Emkay Global Financial's research report on UNO Minda
We interacted with Chairman Nirmal Minda and visited Minda company plants. Management reiterated that Minda is well-placed to outpace the underlying industry, thanks to the increasing content per vehicle (CPV), market-share gains and EV adoption. Minda expects to do well in both, core segments and new products, supported by a strong order-book. Potential CPV in E-2Ws stands at Rs61,300, with an annual order-book of over Rs10bn. We believe the company remains on track to increase its EV division’s revenue to Rs15-20bn in 5-6 years.
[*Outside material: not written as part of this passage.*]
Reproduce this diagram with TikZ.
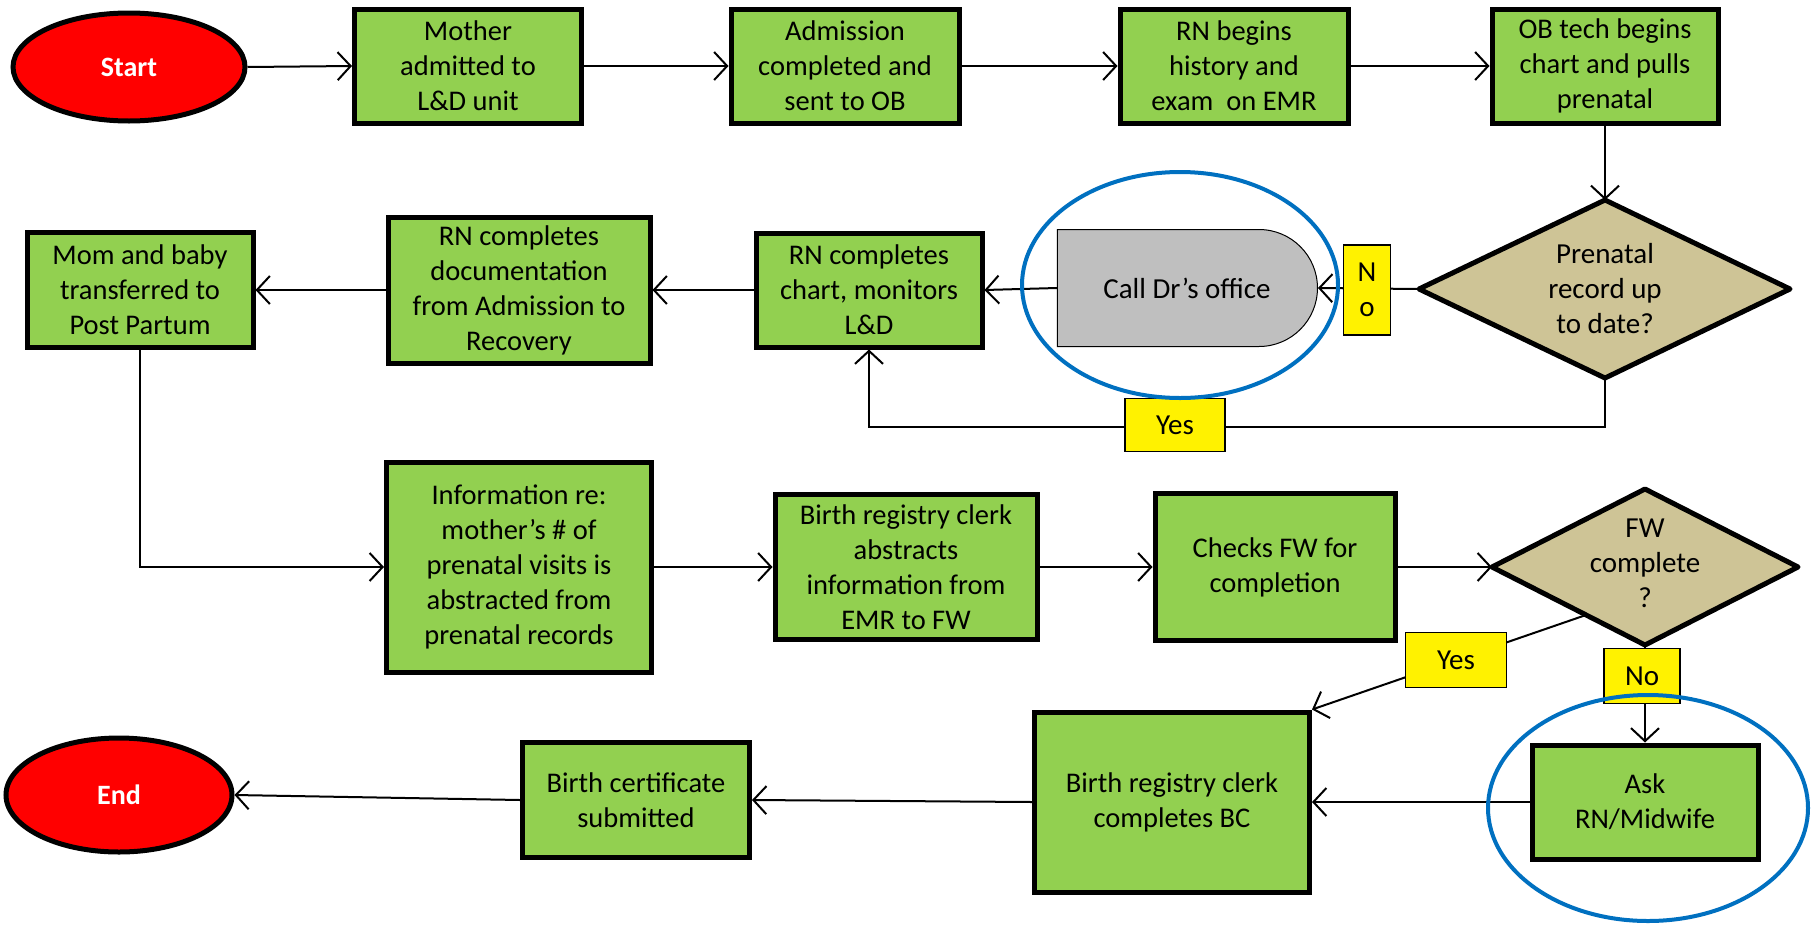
\documentclass[tikz,border=0pt]{standalone}
\usepackage{fontspec}
\setmainfont{Carlito}
\usetikzlibrary{shapes.geometric,shapes.misc,arrows.meta}
\definecolor{boxgreen}{HTML}{92D050}
\definecolor{dtan}{RGB}{206,196,150}
\definecolor{callgray}{HTML}{BFBFBF}
\definecolor{ovalblue}{HTML}{0070C0}
\begin{document}
\begin{tikzpicture}[x=1pt,y=-1pt,
  proc/.style={draw=black, line width=5pt, fill=boxgreen, align=center, inner sep=0pt, font=\fontsize{28.5}{35}\selectfont},
  term/.style={ellipse, draw=black, line width=5pt, fill=red, text=white, inner sep=0pt, font=\fontsize{28}{32}\selectfont\bfseries},
  lbl/.style={draw=black, line width=1.2pt, fill=yellow, inner sep=0pt, align=center, font=\fontsize{29}{35}\selectfont},
  diam/.style={draw=black, line width=5pt, fill=dtan, line join=round},
  dtext/.style={align=center, inner sep=0pt, font=\fontsize{29}{35}\selectfont},
  conn/.style={line width=2pt, -{Straight Barb[length=13pt,width=28pt,line width=2pt]}},
  focus/.style={draw=ovalblue, line width=4pt}
]
\useasboundingbox (0,0) rectangle (1814,929);

% top row
\node[term, minimum width=232pt, minimum height=108pt] (start) at (129,67) {Start};
\node[proc, minimum width=227pt, minimum height=114pt] (b1) at (468,66) {Mother\\admitted to\\L\&D unit};
\node[proc, minimum width=228pt, minimum height=114pt] (b2) at (845,66) {Admission\\completed and\\sent to OB};
\node[proc, minimum width=228pt, minimum height=114pt] (b3) at (1234,66) {RN begins\\history and\\exam\ \ on EMR};
\node[proc, minimum width=226pt, minimum height=114pt] (b4) at (1605,66) {OB tech begins\\chart and pulls\\prenatal};

% first decision
\coordinate (d1t) at (1605,200);
\coordinate (d1r) at (1790,289);
\coordinate (d1b) at (1605,378);
\coordinate (d1l) at (1419,289);
\draw[diam] (d1t) -- (d1r) -- (d1b) -- (d1l) -- cycle;
\node[dtext] (d1) at (1605,289) {Prenatal\\record up\\to date?};

\node[rounded rectangle, rounded rectangle left arc=none, draw=black, line width=1pt, fill=callgray,
      minimum width=260pt, minimum height=117pt, inner sep=0pt, font=\fontsize{29}{35}\selectfont] (call) at (1187,288) {Call Dr’s office};

% middle row
\node[proc, minimum width=226pt, minimum height=114pt] (b5) at (869,290) {RN completes\\chart, monitors\\L\&D};
\node[proc, minimum width=262pt, minimum height=146pt] (b6) at (519,290) {RN completes\\documentation\\from Admission to\\Recovery};
\node[proc, minimum width=226pt, minimum height=115pt] (b7) at (140,290) {Mom and baby\\transferred to\\Post Partum};

% third row
\node[proc, minimum width=265pt, minimum height=210pt] (b8) at (519,567) {Information re:\\mother’s \# of\\prenatal visits is\\abstracted from\\prenatal records};
\node[proc, minimum width=262pt, minimum height=145pt] (b9) at (906,567) {Birth registry clerk\\abstracts\\information from\\EMR to FW};
\node[proc, minimum width=240pt, minimum height=147pt] (b10) at (1275,567) {Checks FW for\\completion};

% second decision
\coordinate (d2t) at (1645,489);
\coordinate (d2r) at (1798,567);
\coordinate (d2b) at (1645,645);
\coordinate (d2l) at (1492,567);
\coordinate (d2y) at (1586,615);
\draw[diam] (d2t) -- (d2r) -- (d2b) -- (d2l) -- cycle;
\node[dtext] (d2) at (1645,563) {FW\\complete\\?};

% bottom row
\node[proc, minimum width=226pt, minimum height=114pt] (b11) at (1645,802) {Ask\\RN/Midwife};
\node[proc, minimum width=275pt, minimum height=180pt] (b12) at (1172,802) {Birth registry clerk\\completes BC};
\node[proc, minimum width=227pt, minimum height=115pt] (b13) at (636,800) {Birth certificate\\submitted};
\node[term, minimum width=226pt, minimum height=114pt] (end) at (119,795) {End};

% connectors
\draw[conn] (start.east) -- (b1.west);
\draw[conn] (b1.east) -- (b2.west);
\draw[conn] (b2.east) -- (b3.west);
\draw[conn] (b3.east) -- (b4.west);
\draw[conn] (b4.south) -- (d1t);
\draw[conn] (d1l) -- (call.east);
\draw[conn] (call.west) -- (b5.east);
\draw[conn] (b5.west) -- (b6.east);
\draw[conn] (b6.west) -- (b7.east);
\coordinate (loopy) at (1175,427);
\draw[conn] (d1b) -- (d1b |- loopy) -| (b5.south);
\draw[conn, line width=1.5pt] (b7.south) |- (b8.west);
\draw[conn] (b8.east) -- (b9.west);
\draw[conn] (b9.east) -- (b10.west);
\draw[conn] (b10.east) -- (d2l);
\draw[conn] (d2y) -- (b12.north east);
\draw[conn] (d2b) -- (b11.north);
\draw[conn] (b11.west) -- (b12.east);
\draw[conn] (b12.west) -- (b13.east);
\draw[conn] (b13.west) -- (end.east);

% labels
\node[lbl, minimum width=47pt, minimum height=90pt] (no1) at (1367,290) {N\\o};
\node[lbl, minimum width=100pt, minimum height=53pt] (yes1) at (1175,425) {Yes};
\node[lbl, minimum width=101pt, minimum height=55pt] (yes2) at (1456,660) {Yes};
\node[lbl, minimum width=76pt, minimum height=55pt] (no2) at (1642,676) {No};

% highlight ovals
\draw[focus] (1180,285) ellipse [x radius=158pt, y radius=113pt];
\draw[focus] (1648,808) ellipse [x radius=160pt, y radius=113pt];
\end{tikzpicture}
\end{document}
We expect FY23E revenue growth to be robust at 33%, and the uptrend is likely to endure, with FY23-25E revenue CAGR at 18%, underpinned by: 1) a cyclical upturn in the underlying PV/2W segments; 2) higher content-per-vehicle in core businesses, such as switches, lightings and acoustics; 3) improving presence in alloy wheels, sensors, and seatings; and 4) growing content/vehicle, led by EV penetration.
Outlook
We build-in earnings CAGR of 43% over FY22-25E. ROIC should expand from 11% in FY22 to 24% in FY25E, driven by improved profitability in both, core and emerging segments. After annual capex of Rs7.3bn in the next three years, average annual FCF is likely to be robust at Rs4.6bn. We recommend BUY on the stock, with DCF-based TP of Rs650/share, based on 37x Dec-24E EPS.